Inferring Gender from the Content of Tweets: A Region Specific Example
Keywords:social media, twitter, gender, demography
There is growing interest in using social networking sites such as Twitter to gather real-time data on the reactions and opinions of a region's population, including locations in the developing world where social media has played an important role in recent events, such as the 2011 Arab Spring. However, many interesting and important opinions and reactions may differ significantly within a given region depending on the demographics of the subpopulation, including such categories as gender and ethnicity. Unfortunately, the demographic characteristics of social media users are often unknown because such categories are not always captured in user metadata. Twitter, for example, does not capture a user’s gender in their profile, and inferring gender from first names is difficult since Twitter users are not required to give their real names. There is thus a need for automated methods that can infer such hidden attributes of users from other data sources.

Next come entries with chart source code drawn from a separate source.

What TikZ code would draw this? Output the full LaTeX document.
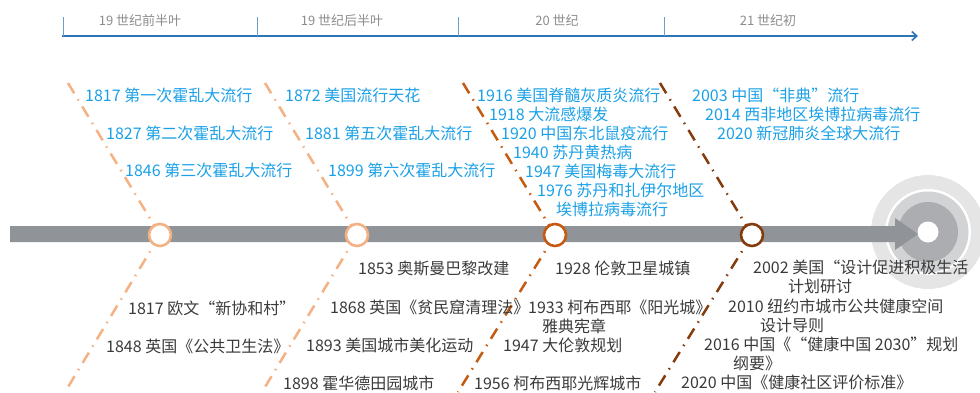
\documentclass[tikz,border=0pt]{standalone}
\usepackage{fontspec}
\setmainfont{Noto Sans CJK SC}
\usetikzlibrary{arrows.meta}
\definecolor{bluetxt}{HTML}{1AA0E6}
\definecolor{darktxt}{HTML}{3A3A3A}
\definecolor{axisgray}{HTML}{8C8C8C}
\definecolor{axisblue}{HTML}{2E75B6}
\definecolor{bargray}{HTML}{909398}
\definecolor{lcA}{HTML}{F4B183}
\definecolor{lcB}{HTML}{C55A11}
\definecolor{lcC}{HTML}{843C0C}
\definecolor{ringA}{HTML}{E5E5E6}
\definecolor{ringB}{HTML}{D2D3D5}
\definecolor{ringC}{HTML}{ABADB0}
\tikzset{
  tline/.style={line width=2.5pt, dash pattern=on 12pt off 7pt on 1.5pt off 7pt},
  circ/.style={circle, draw, line width=2.6pt, fill=white, minimum size=22pt, inner sep=0pt},
  ev/.style={font=\fontsize{16}{19}\selectfont, text=bluetxt, anchor=base west, inner sep=0pt},
  evc/.style={ev, anchor=base},
  pl/.style={font=\fontsize{16}{19}\selectfont, text=darktxt, anchor=base west, inner sep=0pt},
  plc/.style={pl, anchor=base},
  axl/.style={font=\fontsize{13}{15}\selectfont, text=axisgray, anchor=base, inner sep=0pt},
  tick/.style={draw=axisblue!70, line width=0.8pt}
}
\begin{document}
\begin{tikzpicture}[x=1pt,y=-1pt]
\useasboundingbox (0,0) rectangle (980,392);
% top axis
\coordinate (axs) at (62,36);
\coordinate (axe) at (918,36);
\draw[axisblue, line width=2pt, -{Straight Barb[length=5pt,width=9pt,line width=1.6pt]}] (axs) -- (axe);
\foreach \x [count=\i] in {63,257,458,664}{
  \coordinate (tk\i a) at (\x,17);
  \coordinate (tk\i b) at (\x,36);
  \draw[tick] (tk\i a) -- (tk\i b);
}
\node[axl] (ax1) at (140,25) {19 世纪前半叶};
\node[axl] (ax2) at (342,25) {19 世纪后半叶};
\node[axl] (ax3) at (557,25) {20 世纪};
\node[axl] (ax4) at (768,25) {21 世纪初};
% target rings
\coordinate (tg) at (928,232);
\fill[ringA] (tg) circle[radius=57];
\fill[white] (tg) circle[radius=43];
\fill[ringB] (tg) circle[radius=40.5];
\fill[ringC] (tg) circle[radius=30];
\fill[white] (tg) circle[radius=10.5];
% main bar with arrow
\fill[bargray] (10,226) -- (895,226) -- (895,218) -- (918,234) -- (895,250) -- (895,242) -- (10,242) -- cycle;
% chevron lines
\coordinate (m1) at (160,235); \coordinate (a1) at (68,83);  \coordinate (b1) at (65,392);
\coordinate (m2) at (357,235); \coordinate (a2) at (265,83); \coordinate (b2) at (262,392);
\coordinate (m3) at (555,235); \coordinate (a3) at (463,83); \coordinate (b3) at (458,392);
\coordinate (m4) at (752,235); \coordinate (a4) at (660,83); \coordinate (b4) at (655,392);
\draw[tline, lcA] (a1) -- (m1); \draw[tline, lcA] (m1) -- (b1);
\draw[tline, lcA] (a2) -- (m2); \draw[tline, lcA] (m2) -- (b2);
\draw[tline, lcB] (a3) -- (m3); \draw[tline, lcB] (m3) -- (b3);
\draw[tline, lcC] (a4) -- (m4); \draw[tline, lcC] (m4) -- (b4);
\node[circ, draw=lcA] (c1) at (m1) {};
\node[circ, draw=lcA] (c2) at (m2) {};
\node[circ, draw=lcB] (c3) at (m3) {};
\node[circ, draw=lcC] (c4) at (m4) {};
% epidemic events (top)
\node[ev] (e1) at (85,101) {1817 第一次霍乱大流行};
\node[ev] (e2) at (106,139) {1827 第二次霍乱大流行};
\node[ev] (e3) at (125,176) {1846 第三次霍乱大流行};
\node[ev] (e4) at (285,101) {1872 美国流行天花};
\node[ev] (e5) at (305,139) {1881 第五次霍乱大流行};
\node[ev] (e6) at (328,176) {1899 第六次霍乱大流行};
\node[ev] (e7) at (477,101) {1916 美国脊髓灰质炎流行};
\node[ev] (e8) at (489,120) {1918 大流感爆发};
\node[ev] (e9) at (501,139) {1920 中国东北鼠疫流行};
\node[ev] (e10) at (513,158) {1940 苏丹黄热病};
\node[ev] (e11) at (525,177) {1947 美国梅毒大流行};
\node[ev] (e12) at (537,196) {1976 苏丹和扎伊尔地区};
\node[evc] (e12b) at (612,215) {埃博拉病毒流行};
\node[ev] (e13) at (692,101) {2003 中国“非典”流行};
\node[ev] (e14) at (705,120) {2014 西非地区埃博拉病毒流行};
\node[ev] (e15) at (717,139) {2020 新冠肺炎全球大流行};
% planning events (bottom)
\node[pl] (p1) at (128,314) {1817 欧文“新协和村”};
\node[pl] (p2) at (106,352) {1848 英国《公共卫生法》};
\node[pl] (p3) at (358,274) {1853 奥斯曼巴黎改建};
\node[pl] (p4) at (330,313) {1868 英国《贫民窟清理法》};
\node[pl] (p5) at (306,351) {1893 美国城市美化运动};
\node[pl] (p6) at (283,389) {1898 霍华德田园城市};
\node[pl] (p7) at (555,274) {1928 伦敦卫星城镇};
\node[pl] (p8) at (528,313) {1933 柯布西耶《阳光城》};
\node[plc] (p8b) at (574,332) {雅典宪章};
\node[pl] (p9) at (503,351) {1947 大伦敦规划};
\node[pl] (p10) at (474,389) {1956 柯布西耶光辉城市};
\node[pl] (p11) at (753,273) {2002 美国“设计促进积极生活};
\node[plc] (p11b) at (820,292) {计划研讨};
\node[pl] (p12) at (728,312) {2010 纽约市城市公共健康空间};
\node[plc] (p12b) at (792,331) {设计导则};
\node[pl] (p13) at (704,350) {2016 中国《“健康中国 2030”规划};
\node[plc] (p13b) at (757,369) {纲要》};
\node[pl] (p14) at (681,388) {2020 中国《健康社区评价标准》};
\end{tikzpicture}
\end{document}
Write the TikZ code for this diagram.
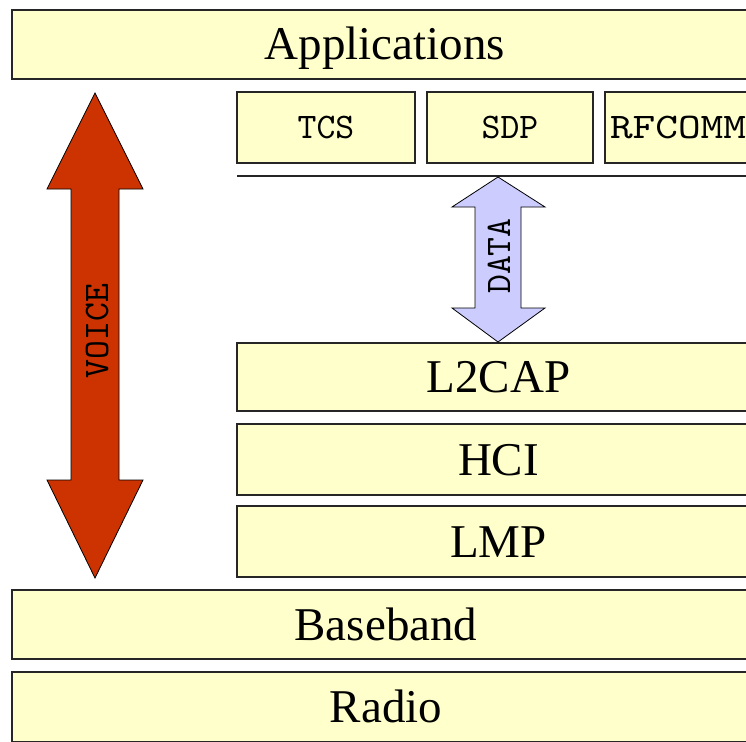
\documentclass[tikz,border=0pt]{standalone}
\usepackage{fontspec}
\setmainfont{Liberation Serif}
\newfontfamily\protofont{lmmono10-regular.otf}
\newfontfamily\protowide{lmmono10-regular.otf}[FakeStretch=1.2]
\definecolor{boxfill}{HTML}{FFFFCC}
\definecolor{voicered}{HTML}{CC3300}
\definecolor{datablue}{HTML}{CCCCFF}
\begin{document}
\begin{tikzpicture}[x=1pt,y=-1pt,
  layer/.style={draw=black!85, line width=1.5pt, fill=boxfill, inner sep=0pt,
    font=\fontsize{47}{50}\selectfont, text height=31pt, text depth=0pt},
  proto/.style={draw=black!85, line width=1.5pt, fill=boxfill, inner sep=0pt,
    font=\protofont\fontsize{36}{40}\selectfont, text height=22pt, text depth=0pt},
  lbl/.style={inner sep=0pt, font=\protofont\fontsize{36}{40}\selectfont, text height=22pt, text depth=0pt},
  bigarrow/.style={draw=black, line width=0.8pt, line join=miter}
]
\useasboundingbox (0,0) rectangle (746,741);
\clip (0,0) rectangle (746,741);
\fill[white] (0,0) rectangle (746,741);

% layers
\node[layer, minimum width=746pt, minimum height=69pt] (app) at (385,44.5) {Applications};
\node[proto, minimum width=178pt, minimum height=71pt] (tcs) at (326,127.5) {TCS};
\node[proto, minimum width=166pt, minimum height=71pt] (sdp) at (510,127.5) {SDP};
\node[proto, font=\protowide\fontsize{36}{40}\selectfont, minimum width=180pt, minimum height=71pt,
      text width=170pt, inner xsep=5pt, align=left] (rf) at (695,127.5) {RFCOMM};

\coordinate (ls) at (237,176);
\coordinate (le) at (760,176);
\draw[line width=1.5pt, black!85] (ls) -- (le);

\node[layer, minimum width=523pt, minimum height=68pt] (l2cap) at (498.5,377) {L2CAP};
\node[layer, minimum width=523pt, minimum height=71pt] (hci) at (498.5,459.5) {HCI};
\node[layer, minimum width=523pt, minimum height=71pt] (lmp) at (498.5,541.5) {LMP};
\node[layer, minimum width=748pt, minimum height=69pt] (base) at (386,624.5) {Baseband};
\node[layer, minimum width=748pt, minimum height=70pt] (radio) at (386,707) {Radio};

% VOICE arrow
\draw[bigarrow, fill=voicered] (95,93) -- (143,189) -- (119,189) -- (119,480) -- (143,480)
  -- (95,578) -- (47,480) -- (71,480) -- (71,189) -- (47,189) -- cycle;
\node[lbl, rotate=90] (voice) at (97,331) {VOICE};

% DATA arrow
\draw[bigarrow, fill=datablue] (498,177) -- (545,207) -- (521,207) -- (521,308) -- (545,308)
  -- (498,342) -- (452,308) -- (475,308) -- (475,207) -- (452,207) -- cycle;
\node[lbl, rotate=90] (data) at (499,256) {DATA};
\end{tikzpicture}
\end{document}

In this paper we describe a method to infer the gender of Twitter users from only the content of their tweets. Looking at Twitter users from the West African nation of Nigeria, we applied supervised machine learning using features derived from the content of user tweets to train a classifier. Using unigram features alone, we obtained an accuracy of 80% for predicting gender, suggesting that content alone can be a good predictor of gender. An analysis of the highest weighted features shows some interesting distinctions between men and women both topically and emotionally. We argue that approaches such as the one described here can give us a clearer picture of who is utilizing social media when certain user attributes are unreliable or not available.